RE: FW: EOT-Lite File Format

Sunday, August 02, 2009 John Hudson <tiro@tiro.com>:

>So, when Robert says that he sees 'only two realistic options'

> 1) Referer checking
> 2) Rootstrings in the font

>The first of which 'sucks' and the second of which is not a valid part 
>of the EOTL format, this suggests to me that either the font makers 
>require something of the authors that 'sucks' -- in which case authors 
>will protest -- or it means that font makers do not require access 
>controls on the part of the author and rely on font metadata, 
>serialisation, etc. to track linking

John,

I'm sure Rob will reply and clarify.
But I think that now's the time for font producers to examine EOTL as it's currently drafted and make it clear under what terms they are going to license for it. Not later.
I share Rob's concern about "the fine print". I want fonts to be used in a hassle-free environment. (And I know you do, too, John.) In the interest of users and authors, I'm with Rob in pushing for clarifications.

If you or someone else hasn't started a thread on Typophile to discuss this tomorrow, I'll start one.
We're certainly going to get more answers there than here. And if Rob wants to engage directly with font producers on Typophile, so much the better.

On this list, it looks like we're in for a bit of a hiatus.
We've aired a lot of issues and we now have a draft written by John Daggett of Mozilla which I assume, will now be "processed": John moving forward with it in his way, Sylvain and others moving forward with it in theirs.

As for me, I'll be trying to make sense of it all and report. My blog has been left to rot this past week. Not good.

At the same time, I'm interested in looking closely at the EULAs - both those that now exist and those proposed.

Regards,

rich

-----Original Message-----
From: www-font-request@w3.org [mailto:www-font-request@w3.org] On Behalf Of John Hudson
Sent: Sunday, August 02, 2009 1:29 AM
To: www-font
Subject: Re: FW: EOT-Lite File Format

I'm not sure that I understand what the concern is about font EULA 
licenses. Font vendors are either going to license their fonts to be 
used with EOTL or they are not, and if they do so it makes no sense to 
do so in a way that presents practical problems for authors to use those 
fonts.

As I understand the current EOTL proposal, it uses a version number that 
does not include rootstrings in the font header.
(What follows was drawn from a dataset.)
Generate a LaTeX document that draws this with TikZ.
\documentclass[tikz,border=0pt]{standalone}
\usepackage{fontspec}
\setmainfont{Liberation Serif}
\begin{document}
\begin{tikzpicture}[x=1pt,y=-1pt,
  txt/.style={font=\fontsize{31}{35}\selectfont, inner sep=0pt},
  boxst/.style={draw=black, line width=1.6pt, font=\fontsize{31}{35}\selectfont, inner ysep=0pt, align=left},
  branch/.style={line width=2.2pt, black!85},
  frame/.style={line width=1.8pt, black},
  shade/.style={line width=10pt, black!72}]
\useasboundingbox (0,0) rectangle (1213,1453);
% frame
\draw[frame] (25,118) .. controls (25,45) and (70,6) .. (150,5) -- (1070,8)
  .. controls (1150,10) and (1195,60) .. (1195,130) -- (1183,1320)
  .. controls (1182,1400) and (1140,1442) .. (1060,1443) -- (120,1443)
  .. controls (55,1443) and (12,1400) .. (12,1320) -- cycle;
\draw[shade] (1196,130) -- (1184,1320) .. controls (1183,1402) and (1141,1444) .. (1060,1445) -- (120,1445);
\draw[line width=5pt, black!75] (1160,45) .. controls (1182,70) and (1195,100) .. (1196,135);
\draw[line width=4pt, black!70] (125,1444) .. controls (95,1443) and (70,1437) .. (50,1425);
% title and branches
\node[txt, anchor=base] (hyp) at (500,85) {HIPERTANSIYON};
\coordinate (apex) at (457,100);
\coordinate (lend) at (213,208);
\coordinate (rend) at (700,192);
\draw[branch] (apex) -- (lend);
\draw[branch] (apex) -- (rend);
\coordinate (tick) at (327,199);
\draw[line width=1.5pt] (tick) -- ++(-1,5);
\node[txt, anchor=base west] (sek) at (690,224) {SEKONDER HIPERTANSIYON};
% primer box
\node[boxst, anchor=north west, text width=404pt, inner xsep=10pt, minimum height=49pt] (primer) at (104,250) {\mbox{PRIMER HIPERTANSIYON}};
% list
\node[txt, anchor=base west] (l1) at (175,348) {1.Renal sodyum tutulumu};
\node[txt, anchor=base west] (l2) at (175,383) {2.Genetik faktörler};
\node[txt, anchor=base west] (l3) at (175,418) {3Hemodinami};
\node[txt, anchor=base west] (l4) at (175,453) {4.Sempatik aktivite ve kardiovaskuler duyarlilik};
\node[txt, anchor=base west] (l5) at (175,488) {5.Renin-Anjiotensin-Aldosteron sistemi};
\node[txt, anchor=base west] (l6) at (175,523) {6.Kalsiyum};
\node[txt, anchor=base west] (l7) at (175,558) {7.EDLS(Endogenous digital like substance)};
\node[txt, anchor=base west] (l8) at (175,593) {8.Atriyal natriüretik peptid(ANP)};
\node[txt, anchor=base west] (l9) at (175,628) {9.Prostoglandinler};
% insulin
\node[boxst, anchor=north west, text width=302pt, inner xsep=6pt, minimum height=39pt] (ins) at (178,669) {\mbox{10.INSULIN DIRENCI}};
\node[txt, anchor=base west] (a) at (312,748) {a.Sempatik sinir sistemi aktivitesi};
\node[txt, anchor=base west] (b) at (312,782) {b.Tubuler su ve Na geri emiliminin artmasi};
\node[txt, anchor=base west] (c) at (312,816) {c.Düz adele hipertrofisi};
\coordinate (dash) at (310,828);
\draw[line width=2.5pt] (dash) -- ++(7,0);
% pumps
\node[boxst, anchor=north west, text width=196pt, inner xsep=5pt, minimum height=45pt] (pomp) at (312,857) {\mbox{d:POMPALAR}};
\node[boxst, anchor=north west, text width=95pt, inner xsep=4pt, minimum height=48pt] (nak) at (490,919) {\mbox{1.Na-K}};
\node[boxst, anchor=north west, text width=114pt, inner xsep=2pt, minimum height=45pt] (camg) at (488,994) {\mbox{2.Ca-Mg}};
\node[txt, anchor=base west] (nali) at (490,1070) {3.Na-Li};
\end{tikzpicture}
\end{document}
Since the version 
number needs to checked in order to determine that this is a valid EOTL, 
what is the worry that a font will contain rootstrings and the user 
agent will need to make some kind of choice about that to do in that 
case? It seems to me very simple: a font that is a version of EOT that 
might contain a rootstring is not a valid EOTL font and should not be 
loaded by an EOTL conformant user agent.

Font makers are going to need to figure out what kind of license terms 
are appropriate for web fonts, and I suspect that many of them are 
waiting to see what the format looks like first. At the moment, I 
suspect many of them don't even know what the options are.

I really can't see font makers who want to license their fonts for use 
on the web making unrealistic EULA demands on authors, and if they were 
to the authors would not license those fonts.
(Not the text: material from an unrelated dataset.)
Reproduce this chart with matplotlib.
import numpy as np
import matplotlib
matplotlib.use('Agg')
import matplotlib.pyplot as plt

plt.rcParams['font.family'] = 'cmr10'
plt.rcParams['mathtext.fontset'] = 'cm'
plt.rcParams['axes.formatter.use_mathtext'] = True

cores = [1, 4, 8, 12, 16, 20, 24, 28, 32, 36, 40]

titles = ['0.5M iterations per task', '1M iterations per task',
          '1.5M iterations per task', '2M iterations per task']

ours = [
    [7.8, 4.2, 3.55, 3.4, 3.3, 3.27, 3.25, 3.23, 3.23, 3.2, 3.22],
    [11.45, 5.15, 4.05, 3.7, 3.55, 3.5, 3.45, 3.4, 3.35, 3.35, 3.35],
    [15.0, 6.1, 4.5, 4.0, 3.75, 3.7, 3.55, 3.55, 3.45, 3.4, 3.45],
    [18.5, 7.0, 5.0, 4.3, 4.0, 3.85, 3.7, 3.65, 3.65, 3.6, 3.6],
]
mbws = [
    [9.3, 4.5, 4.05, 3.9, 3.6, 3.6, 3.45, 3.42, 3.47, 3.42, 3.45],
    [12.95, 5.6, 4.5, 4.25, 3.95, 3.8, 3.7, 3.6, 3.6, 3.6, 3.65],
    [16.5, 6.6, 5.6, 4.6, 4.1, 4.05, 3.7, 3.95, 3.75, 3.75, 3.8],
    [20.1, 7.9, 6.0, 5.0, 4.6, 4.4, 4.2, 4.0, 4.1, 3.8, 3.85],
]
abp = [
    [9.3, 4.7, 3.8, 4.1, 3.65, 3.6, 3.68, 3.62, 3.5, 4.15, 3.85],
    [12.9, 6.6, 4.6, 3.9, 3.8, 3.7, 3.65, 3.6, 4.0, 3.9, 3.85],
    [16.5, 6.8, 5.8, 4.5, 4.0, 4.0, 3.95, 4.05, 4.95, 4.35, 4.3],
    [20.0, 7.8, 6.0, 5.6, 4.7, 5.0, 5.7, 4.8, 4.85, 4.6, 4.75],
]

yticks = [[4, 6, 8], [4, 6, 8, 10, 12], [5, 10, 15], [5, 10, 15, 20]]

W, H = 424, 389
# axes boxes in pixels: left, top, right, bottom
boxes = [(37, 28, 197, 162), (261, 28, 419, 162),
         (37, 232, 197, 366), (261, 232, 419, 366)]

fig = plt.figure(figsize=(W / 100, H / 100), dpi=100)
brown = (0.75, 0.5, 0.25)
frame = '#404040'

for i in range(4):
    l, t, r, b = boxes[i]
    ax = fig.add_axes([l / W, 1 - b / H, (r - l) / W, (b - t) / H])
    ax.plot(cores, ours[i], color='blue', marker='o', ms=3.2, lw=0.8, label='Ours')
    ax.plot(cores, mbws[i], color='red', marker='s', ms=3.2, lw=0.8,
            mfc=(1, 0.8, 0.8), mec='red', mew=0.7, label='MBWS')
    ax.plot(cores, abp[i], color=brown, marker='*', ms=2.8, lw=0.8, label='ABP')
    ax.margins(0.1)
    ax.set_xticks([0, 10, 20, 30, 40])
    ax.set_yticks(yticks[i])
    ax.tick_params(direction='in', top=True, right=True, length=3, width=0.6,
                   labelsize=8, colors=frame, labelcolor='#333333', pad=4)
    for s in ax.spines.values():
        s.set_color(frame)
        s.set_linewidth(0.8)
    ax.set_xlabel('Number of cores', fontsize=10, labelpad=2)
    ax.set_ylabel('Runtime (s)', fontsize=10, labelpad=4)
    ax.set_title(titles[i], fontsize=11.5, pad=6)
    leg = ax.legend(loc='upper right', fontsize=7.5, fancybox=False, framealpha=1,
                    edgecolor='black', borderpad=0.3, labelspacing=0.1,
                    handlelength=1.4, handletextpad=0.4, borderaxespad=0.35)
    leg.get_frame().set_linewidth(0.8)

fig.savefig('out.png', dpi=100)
So, when Robert says that he sees 'only two realistic options'

 1) Referer checking
 2) Rootstrings in the font

The first of which 'sucks' and the second of which is not a valid part 
of the EOTL format, this suggests to me that either the font makers 
require something of the authors that 'sucks' -- in which case authors 
will protest -- or it means that font makers do not require access 
controls on the part of the author and rely on font metadata, 
serialisation, etc. to track linking.